It's almost Christmas, which is lovely but I am in no mood to be talking Christmas. So here is some Anti-Christ(mas) blogging for ya.
Lately I've been restless. I know because I've been pacing up & down my room, talking to myself & that's something I do either when I am brainstorming or when I am restless. To be fair, the two are pretty much the same, therefore the only valid consclusion anyway is that I am restless. Ta-daaaaah.
In a search for answers to premature questions, I will give them a voice & maybe ask if you've had similar restlessness?
I get scared that I'll fail being monogamous, and once the novelty of my lovely mindblowingly happy and healthy relationship (yes, the same one i've been mentioning for the past 7 months, tired of it yet?!) wears out, i'll do something stupid. Do y'all fear the same? How do you battle it? The other day i had a realisation- this shouldn't be a battle between me and monogamy, rather it should be about me & my partner, playing for the same team, our team. And all you sexy people are on the other team. My competitive nature figured it out: it's "us" vs. "them", really, and we'll win.Cos i'm a competitive mada fuka.
I've also been scared that I will one day be a lesbian. Pause for reaction. This was as much a pause for reactions "oh, her, a lesbian? Yeah, like that's* gonna happen!" as much as it was for "Combat boots and dungarees in one day? I am surprised you're not shitting Ellen Degeneres by now!" Mind you, lately i've been shitting Christmas as my festive mood kicked in, but Ellen's awesome. I'd be happy to have her come out of any orifice of mine. That came out so wrong. Sorry, Ellen, if you're ever reading this. Being bisexual is awesome but it sure has some drawbacks- can i spend - SPOILER ALERT, sleazy premature statement will follow- my life with one person? Can i only spend it with one sex? (not to be confused with one-time sex, that for sure we know i can't do) I am happy where I am in my relationship & we've been getting ahead of ourselves as it is without the pressure of the future. I don't need women now and that's all good. Silly, maybe, but i look at some lesbian couples, (i won't lie, some of them belong to the TV realm) and i cannot help but think "I love the dynamics they have". Maybe that's something i feel because i haven't been in a proper, long term woman-to-woman relationship (yes, ex-bitch, that's partly your fault.) Maybe it is just different, being with a woman. No matter how much it bugs me now, though, i will just have to wait and see.

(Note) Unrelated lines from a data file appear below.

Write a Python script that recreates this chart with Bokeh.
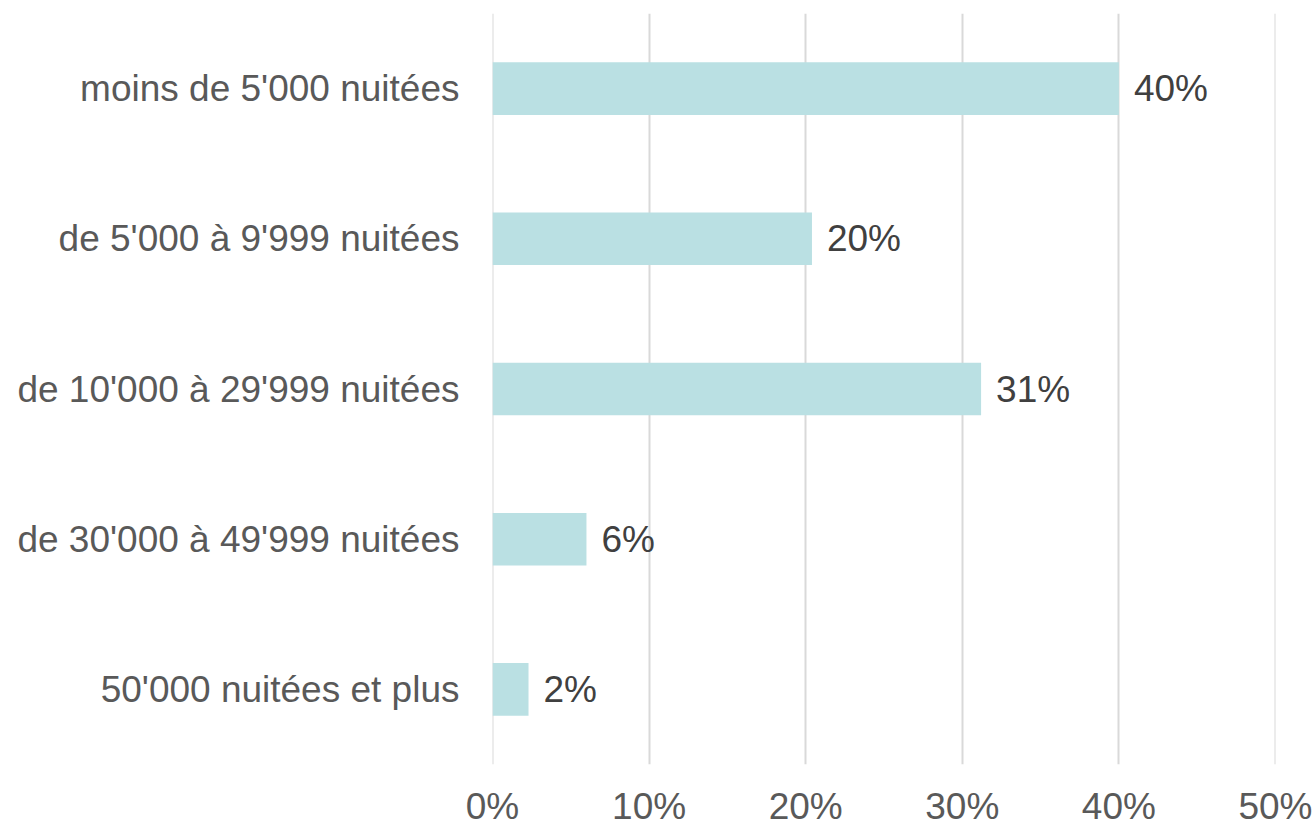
from bokeh.plotting import figure
from bokeh.models import ColumnDataSource, Range1d, FactorRange, LabelSet, FixedTicker, PrintfTickFormatter, Span
from bokeh.core.properties import value
from bokeh.embed import file_html
from bokeh.resources import INLINE

categories = ["moins de 5'000 nuitées", "de 5'000 à 9'999 nuitées", "de 10'000 à 29'999 nuitées",
              "de 30'000 à 49'999 nuitées", "50'000 nuitées et plus"]
values = [40.0, 20.4, 31.2, 6.0, 2.3]
x_ticks = [0, 10, 20, 30, 40, 50]

labels = [f"{round(v)}%" for v in values]
src = ColumnDataSource(dict(cat=categories, val=values, lab=labels))

FONT = "Liberation Sans"
GRID = "#D9D9D9"
p = figure(width=1316, height=825, frame_width=783, frame_height=751,
           y_range=FactorRange(*categories[::-1], range_padding=0),
           x_range=Range1d(x_ticks[0], x_ticks[-1]),
           output_backend="svg", toolbar_location=None,
           min_border_left=492, min_border_top=13, min_border_right=41, min_border_bottom=61)
p.outline_line_color = None
p.background_fill_color = "white"
p.border_fill_color = "white"

for t in (x_ticks[0], x_ticks[-1]):
    p.add_layout(Span(location=t, dimension="height", line_color=GRID, line_width=2, level="underlay"))

p.hbar(y="cat", right="val", left=0, height=0.35, source=src,
       fill_color="#BAE0E3", line_color=None)

p.add_layout(LabelSet(x="val", y="cat", text="lab", source=src, x_offset=15,
                      text_align="left", text_baseline="middle",
                      text_font=value(FONT), text_font_size="37px", text_color="#404040"))

p.xaxis.ticker = FixedTicker(ticks=x_ticks)
p.xaxis.formatter = PrintfTickFormatter(format="%d%%")
for ax in (p.xaxis, p.yaxis):
    ax.axis_line_color = None
    ax.major_tick_line_color = None
    ax.minor_tick_line_color = None
    ax.major_label_text_font = FONT
    ax.major_label_text_font_size = "37px"
    ax.major_label_text_color = "#595959"
p.xaxis.major_label_standoff = 15
p.yaxis.major_label_standoff = 27

p.xgrid.grid_line_color = GRID
p.xgrid.grid_line_width = 2
p.ygrid.grid_line_color = None

open("out.html", "w").write(file_html(p, INLINE))
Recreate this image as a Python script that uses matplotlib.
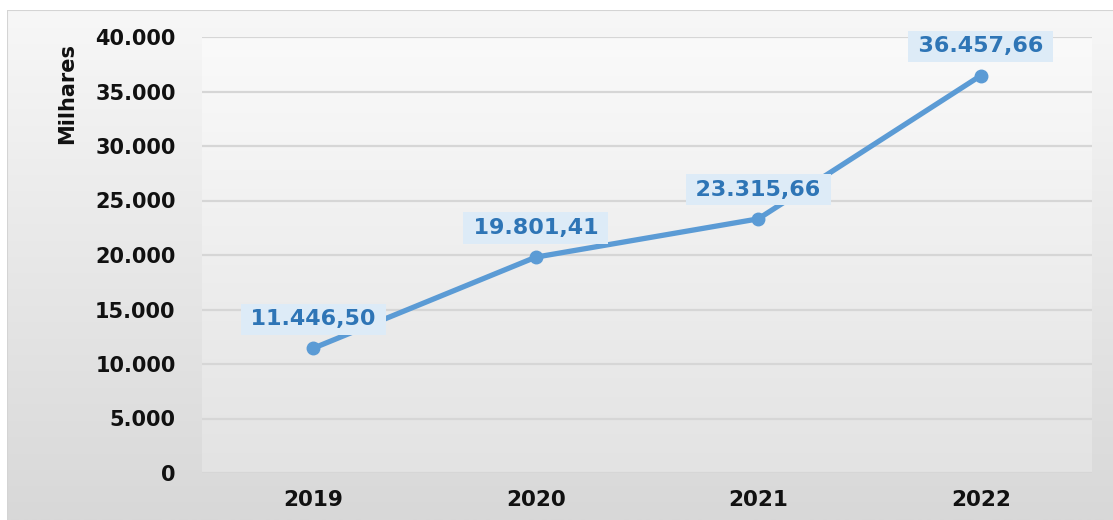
import matplotlib.pyplot as plt
import numpy as np
from matplotlib.ticker import FuncFormatter
from matplotlib.patches import Rectangle
from matplotlib.colors import LinearSegmentedColormap

anos = ["2019", "2020", "2021", "2022"]
valores = [11446.50, 19801.41, 23315.66, 36457.66]
yticks = [0, 5000, 10000, 15000, 20000, 25000, 30000, 35000, 40000]

W, H = 1113, 520
LINHA = "#5b9bd5"
ROTULO = "#2e75b6"
CAIXA = "#ddebf7"

plt.rcParams["font.family"] = "DejaVu Sans"
plt.rcParams["font.weight"] = "bold"


def br(v, casas=0):
    s = "{:,.{}f}".format(v, casas)
    return s.replace(",", "#").replace(".", ",").replace("#", ".")


fig = plt.figure(figsize=(W / 100, H / 100), dpi=100)
fig.patch.set_facecolor("white")

# moldura com degrade claro -> cinza
bg = fig.add_axes([7 / W, 0, 1 - 7 / W, (H - 10) / H])
bg.set_axis_off()
grad = np.linspace(0, 1, 256).reshape(-1, 1)
bg.imshow(grad, cmap=LinearSegmentedColormap.from_list("fundo", ["#f7f7f7", "#d8d8d8"]),
          aspect="auto", extent=[0, 1, 1, 0])
bg.set_xlim(0, 1)
bg.set_ylim(1, 0)
bg.add_patch(Rectangle((0, 0), 1.2, 1.2, fill=False, ec="#d4d4d4", lw=1.5))

ax = fig.add_axes([202 / W, (H - 473) / H, 890 / W, 436 / H])
ax.set_xlim(-0.5, 3.5)
ax.set_ylim(0, 40000)
ax.imshow(grad, cmap=LinearSegmentedColormap.from_list("area", ["#fafafa", "#e3e3e3"]),
          aspect="auto", extent=[-0.5, 3.5, 0, 40000], origin="upper", zorder=0)
ax.set_facecolor("none")
for s in ax.spines.values():
    s.set_visible(False)

ax.set_yticks(yticks)
ax.yaxis.set_major_formatter(FuncFormatter(lambda v, p: br(v)))
ax.grid(axis="y", color="#d6d6d6", lw=1.6, zorder=1)
ax.set_xticks(range(len(anos)))
ax.set_xticklabels(anos)
ax.tick_params(axis="both", length=0, colors="#111111")
ax.tick_params(axis="y", labelsize=15, pad=19)
ax.tick_params(axis="x", labelsize=15.5, pad=12)

x = np.arange(len(anos))
ax.plot(x, valores, color=LINHA, lw=3.8, marker="o", markersize=9,
        solid_capstyle="round", zorder=3)

for xi, v in zip(x, valores):
    ax.annotate("\u2009" + br(v, 2) + "\u2009", (xi, v), xytext=(0, 21),
                textcoords="offset points", ha="center", va="center",
                fontsize=16, fontweight="bold", color=ROTULO, zorder=4,
                annotation_clip=False,
                bbox=dict(boxstyle="square,pad=0.25", fc=CAIXA, ec="none"))

fig.text(67 / W, 1 - 93 / H, "Milhares", rotation=90, ha="center",
         va="center", fontsize=15, fontweight="bold", color="#111111")

fig.savefig("out.png", dpi=100)
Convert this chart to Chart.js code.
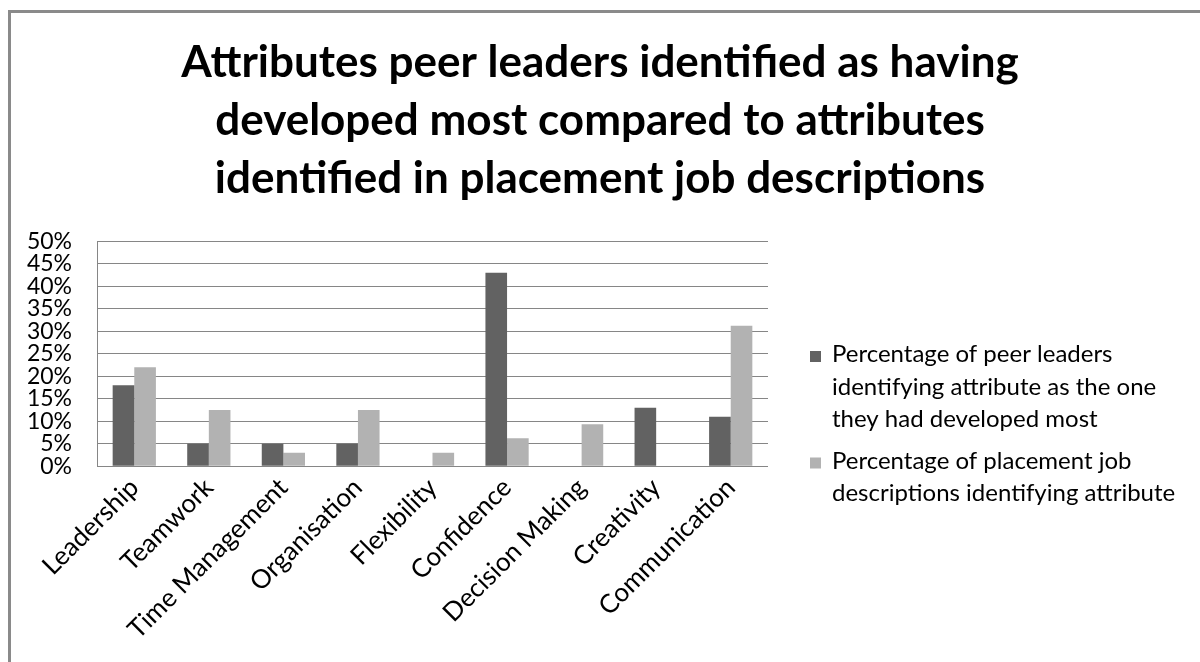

I am bugged by children- I think I want to have them some day, I definitely know I want to be pregnant some day, it looks awesome. But should I have children? I may be just a step too self-focused to be able to be any good at it. Again, probably something I shouldn't be worrying about, especially if I turn to lesbianism, but isn't the name Matilda just adorable? I wish i had a pacifier to plug my mouth & thoughts with.
I am bugged by the realisation of how inevitable death is. Oh, I welcome my own- what an easy getaway that would be! But the death of my family, my wife, my best friends, my partner doesn't seem bearable. Ironically, I thought earlier today that hey- i should have a partner because it makes the death of family members easier to handle somehow. Of course, having a mortal partner means that I need friends to help there. And more friends to help the loss of the better friends. Fcuk.
So how's that for Christmas optimism at 3.59 on Dec 14th?
I bet your fears are just as bad as mine.